Lessons of the War with Iraq (Part 1): Ban Mobile Missiles
(Washington, D.C.): The Center for
Security Policy has been enormously
gratified by the Bush Administration’s
decision to employ military force against
Iraq as the Center had been
recommending since 2 August 1990. In
particular, the Center applauds the
priority being given by the U.S. air
campaign to attacking Saddam Hussein’s
regime and its security apparatus and to
the neutralizing of Iraqi power
projection capabilities.
The Center believes that, even before
the war has run its full course however, certain
lessons can — and must — be
drawn from events to date. A
failure to learn these lessons could
seriously and unnecessarily compromise
U.S. security in the future. In the
interest of minimizing such risks, if not
avoiding them altogether, the Center
intends to identify significant issues
raised by the war with Iraq and to
recommend appropriate actions the U.S.
government should take in response.
The first such lesson can be found in the
on-going campaign to neutralize Iraq’s
Scud missile force. Virtually
the entire Western world is absorbed with
the urgency and difficulty involved in
the effort to destroy these short-range
mobile ballistic missiles.
Even as hundreds of American
and allied airmen are risking life and
limb to search for the Iraqi Scuds, U.S.
and Soviet negotiators are putting the
finishing touches on a Strategic Arms
Reduction (START) Treaty that will allow the
Soviet Union to retain a far more deadly
array of intercontinental-range
mobile ballistic missiles. The
irony of this fact seems to have escaped
the Bush Administration: At the very
moment that the United States and its
allies are being frustrated, indeed
traumatized, by uncertainties concerning how
many mobile missiles the enemy
of the moment has, the whereabouts
of such missiles and the ease with which
they can be concealed or
decoyed, the
U.S. government is prepared to sign an
accord that invites the USSR to exploit
such uncertainties to the detriment of
American security and sound arms control.
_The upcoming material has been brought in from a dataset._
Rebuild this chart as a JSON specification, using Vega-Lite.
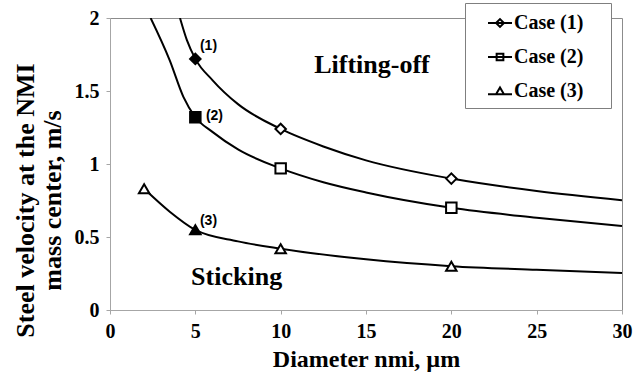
{
  "$schema": "https://vega.github.io/schema/vega-lite/v6.json",
  "width": 512,
  "height": 292,
  "autosize": {"type": "none"},
  "padding": {"left": 110, "top": 18, "right": 11, "bottom": 69},
  "background": "white",
  "config": {
    "view": {"stroke": "#8c8c8c", "strokeWidth": 1}
  },
  "datasets": {
    "curves": [
      {"case": "Case (1)", "d": 4.1, "v": 2.0},
      {"case": "Case (1)", "d": 4.5, "v": 1.85},
      {"case": "Case (1)", "d": 5, "v": 1.72},
      {"case": "Case (1)", "d": 6, "v": 1.575},
      {"case": "Case (1)", "d": 7.5, "v": 1.41},
      {"case": "Case (1)", "d": 10, "v": 1.24},
      {"case": "Case (1)", "d": 12.5, "v": 1.12},
      {"case": "Case (1)", "d": 15, "v": 1.025},
      {"case": "Case (1)", "d": 20, "v": 0.9},
      {"case": "Case (1)", "d": 25, "v": 0.815},
      {"case": "Case (1)", "d": 30, "v": 0.752},
      {"case": "Case (2)", "d": 2.38, "v": 2.0},
      {"case": "Case (2)", "d": 3.5, "v": 1.71},
      {"case": "Case (2)", "d": 4.3, "v": 1.46},
      {"case": "Case (2)", "d": 5, "v": 1.32},
      {"case": "Case (2)", "d": 6, "v": 1.22},
      {"case": "Case (2)", "d": 7.5, "v": 1.1},
      {"case": "Case (2)", "d": 10, "v": 0.97},
      {"case": "Case (2)", "d": 12.5, "v": 0.875},
      {"case": "Case (2)", "d": 15, "v": 0.805},
      {"case": "Case (2)", "d": 20, "v": 0.7},
      {"case": "Case (2)", "d": 25, "v": 0.632},
      {"case": "Case (2)", "d": 30, "v": 0.575},
      {"case": "Case (3)", "d": 2, "v": 0.83},
      {"case": "Case (3)", "d": 3.5, "v": 0.673},
      {"case": "Case (3)", "d": 5, "v": 0.548},
      {"case": "Case (3)", "d": 7.5, "v": 0.47},
      {"case": "Case (3)", "d": 10, "v": 0.42},
      {"case": "Case (3)", "d": 15, "v": 0.347},
      {"case": "Case (3)", "d": 20, "v": 0.3},
      {"case": "Case (3)", "d": 25, "v": 0.275},
      {"case": "Case (3)", "d": 30, "v": 0.254}
    ],
    "markers": [
      {"case": "Case (1)", "d": 5, "v": 1.72, "filled": "yes"},
      {"case": "Case (1)", "d": 10, "v": 1.24, "filled": "no"},
      {"case": "Case (1)", "d": 20, "v": 0.9, "filled": "no"},
      {"case": "Case (2)", "d": 5, "v": 1.32, "filled": "yes"},
      {"case": "Case (2)", "d": 10, "v": 0.97, "filled": "no"},
      {"case": "Case (2)", "d": 20, "v": 0.7, "filled": "no"},
      {"case": "Case (3)", "d": 2, "v": 0.83, "filled": "no"},
      {"case": "Case (3)", "d": 5, "v": 0.55, "filled": "yes"},
      {"case": "Case (3)", "d": 10, "v": 0.42, "filled": "no"},
      {"case": "Case (3)", "d": 20, "v": 0.3, "filled": "no"}
    ],
    "tags": [
      {"d": 5.27, "v": 1.81, "label": "(1)"},
      {"d": 5.62, "v": 1.33, "label": "(2)"},
      {"d": 5.27, "v": 0.61, "label": "(3)"}
    ],
    "regions": [
      {"d": 15.35, "v": 1.625, "label": "Lifting-off"},
      {"d": 7.42, "v": 0.171, "label": "Sticking"}
    ]
  },
  "encoding": {
    "x": {
      "field": "d",
      "type": "quantitative",
      "scale": {"domain": [0, 30], "nice": false},
      "axis": {
        "values": [0, 5, 10, 15, 20, 25, 30],
        "grid": false,
        "domainColor": "#a6a6a6",
        "tickColor": "#a6a6a6",
        "tickSize": 4,
        "labelFont": "Liberation Serif",
        "labelFontWeight": "bold",
        "labelFontSize": 20,
        "labelColor": "black",
        "labelPadding": 7,
        "labelFlush": false,
        "title": "Diameter nmi, µm",
        "titleFont": "Liberation Serif",
        "titleFontWeight": "bold",
        "titleFontSize": 24,
        "titleColor": "black",
        "titlePadding": 6
      }
    },
    "y": {
      "field": "v",
      "type": "quantitative",
      "scale": {"domain": [0, 2], "nice": false},
      "axis": {
        "values": [0, 0.5, 1, 1.5, 2],
        "format": "~g",
        "grid": false,
        "domainColor": "#a6a6a6",
        "tickColor": "#a6a6a6",
        "tickSize": 4,
        "labelFont": "Liberation Serif",
        "labelFontWeight": "bold",
        "labelFontSize": 20,
        "labelColor": "black",
        "labelPadding": 7,
        "labelFlush": false,
        "title": ["Steel velocity at the NMI", "mass center, m/s"],
        "titleFont": "Liberation Serif",
        "titleFontWeight": "bold",
        "titleFontSize": 26,
        "titleColor": "black",
        "titleLineHeight": 27,
        "titleAngle": -90,
        "titleAlign": "center",
        "titleBaseline": "middle",
        "titleX": -85,
        "titleY": 182
      }
    }
  },
  "resolve": {"scale": {"shape": "independent"}, "legend": {"shape": "independent"}},
  "layer": [
    {
      "data": {"name": "curves"},
      "mark": {"type": "line", "interpolate": "monotone", "color": "black", "strokeWidth": 2, "clip": true},
      "encoding": {"detail": {"field": "case", "type": "nominal"}}
    },
    {
      "data": {"name": "markers"},
      "mark": {"type": "point", "stroke": "black", "strokeWidth": 2, "opacity": 1, "size": 110},
      "encoding": {
        "shape": {
          "field": "case",
          "type": "nominal",
          "scale": {"domain": ["Case (1)", "Case (2)", "Case (3)"], "range": ["diamond", "square", "triangle-up"]},
          "legend": null
        },
        "fill": {
          "field": "filled",
          "type": "nominal",
          "scale": {"domain": ["yes", "no"], "range": ["black", "white"]},
          "legend": null
        }
      }
    },
    {
      "data": {"name": "markers"},
      "transform": [{"filter": "false"}],
      "mark": {"type": "point", "stroke": "black", "strokeWidth": 2, "opacity": 1, "filled": false},
      "encoding": {
        "shape": {
          "field": "case",
          "type": "nominal",
          "scale": {
            "domain": ["Case (1)", "Case (2)", "Case (3)"],
            "range": [
              "M-1,0H1M-0.33,0L0,-0.33L0.33,0L0,0.33Z",
              "M-1,0H1M-0.28,-0.28H0.28V0.28H-0.28Z",
              "M-1,0.28H1M-0.33,0.28L0,-0.3L0.33,0.28Z"
            ]
          },
          "legend": {
            "title": "MM",
            "titleOrient": "right",
            "titleAngle": 0,
            "titleOpacity": 0,
            "titleFontSize": 10,
            "titlePadding": 4,
            "orient": "none",
            "legendX": 355,
            "legendY": -15,
            "fillColor": "white",
            "strokeColor": "#7f7f7f",
            "padding": 7,
            "symbolOffset": 15,
            "symbolSize": 576,
            "symbolStrokeWidth": 2,
            "symbolStrokeColor": "black",
            "symbolFillColor": "white",
            "symbolOpacity": 1,
            "rowPadding": 11,
            "labelOffset": 1,
            "labelFont": "Liberation Serif",
            "labelFontWeight": "bold",
            "labelFontSize": 20,
            "labelColor": "black"
          }
        }
      }
    },
    {
      "data": {"name": "tags"},
      "mark": {"type": "text", "align": "left", "baseline": "middle", "font": "Liberation Sans", "fontWeight": "bold", "fontSize": 14, "color": "black"},
      "encoding": {"text": {"field": "label", "type": "nominal"}}
    },
    {
      "data": {"name": "regions"},
      "mark": {"type": "text", "align": "center", "baseline": "alphabetic", "font": "Liberation Serif", "fontWeight": "bold", "fontSize": 26, "color": "black"},
      "encoding": {"text": {"field": "label", "type": "nominal"}}
    }
  ]
}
This absurd development is but the
latest indication of the disconnect
between U.S. military requirements in the
real world and those constructed
by arms control theorists. As a practical
matter, if mobile ICBMs are permitted
under START, only the Soviet
Union will have them; neither
the executive nor the legislative
branches in this country have any stomach
for the high costs and controversy
involved in trying to deploy the
rail-mobile MX and/or the road-mobile
Midgetman missile programs.
That said, the question of whether or
not the United States desires to field
its own mobile missiles is really beside
the point. After all, it would
make no difference to the strategic
problem the allies currently face in the
Persian Gulf if they also had deployed
substantial numbers of mobile short-range
missiles. To the contrary, the
United States and its partners would
still have to neutralize Iraq’s Scud
force — either through offensive action
or through effective defenses.
It is equally true that, for all the
talk among arms control specialists of
the “stabilizing”
effect of mobile ICBMs — if war ever
erupts between the United States and the
Soviet Union — the problem posed
by untold numbers of essentially
untargetable, nuclear-armed ballistic
missiles capable of striking the United
States rolling around the Soviet Union
will make the present challenge posed by
Iraqi Scuds seem like child’s play.
In fact, such a situation would be
nothing less than a strategic
nightmare for the U.S.
In the Center’s view, the Bush
Administration has no business assuming
additional risks in the form of defective
arms reduction accords against the
backdrop of Soviet cheating and
circumventions on both the INF
Treaty and the as-yet-unratified
Conventional Forces in Europe agreement.
What is more, such a step is all the
more ill-advised given the mounting
evidence that the present
purposes and future direction of the
Gorbachev regime are incompatible
with Western security interests. The
brutal crackdown now underway in the
Baltic states and the clear ascendancy of
hardline military, KGB and Communist
Party elements throughout the USSR is a
bellwether of still worse to come.
In light of this backdrop, however,
the need to learn the appropriate lessons
from the Iraqi Scud threat is all the
more important. Consequently, the Center
calls on President Bush to return to the
position previously taken by his
Administration and that of his
predecessor: mobile missiles are
inherently unverifiable and any agreement
that permits their deployment would be
flawed to the point of being unacceptable
to the United States.
At an absolute minimum, the
Bush Administration must afford the
people of the United States with no
less protection than that now being
provided to high-value pieces of Middle
Eastern real estate — namely, active
defenses against ballistic missiles.
The Center urges the President to
announce in his State of the Union
address on 29 January a firm
commitment to deployment of effective
strategic defenses and to assure
the American people that he will not
allow a START Treaty — or anything
else — to compel them to remain
vulnerable to the growing danger of
mobile and other ballistic missiles.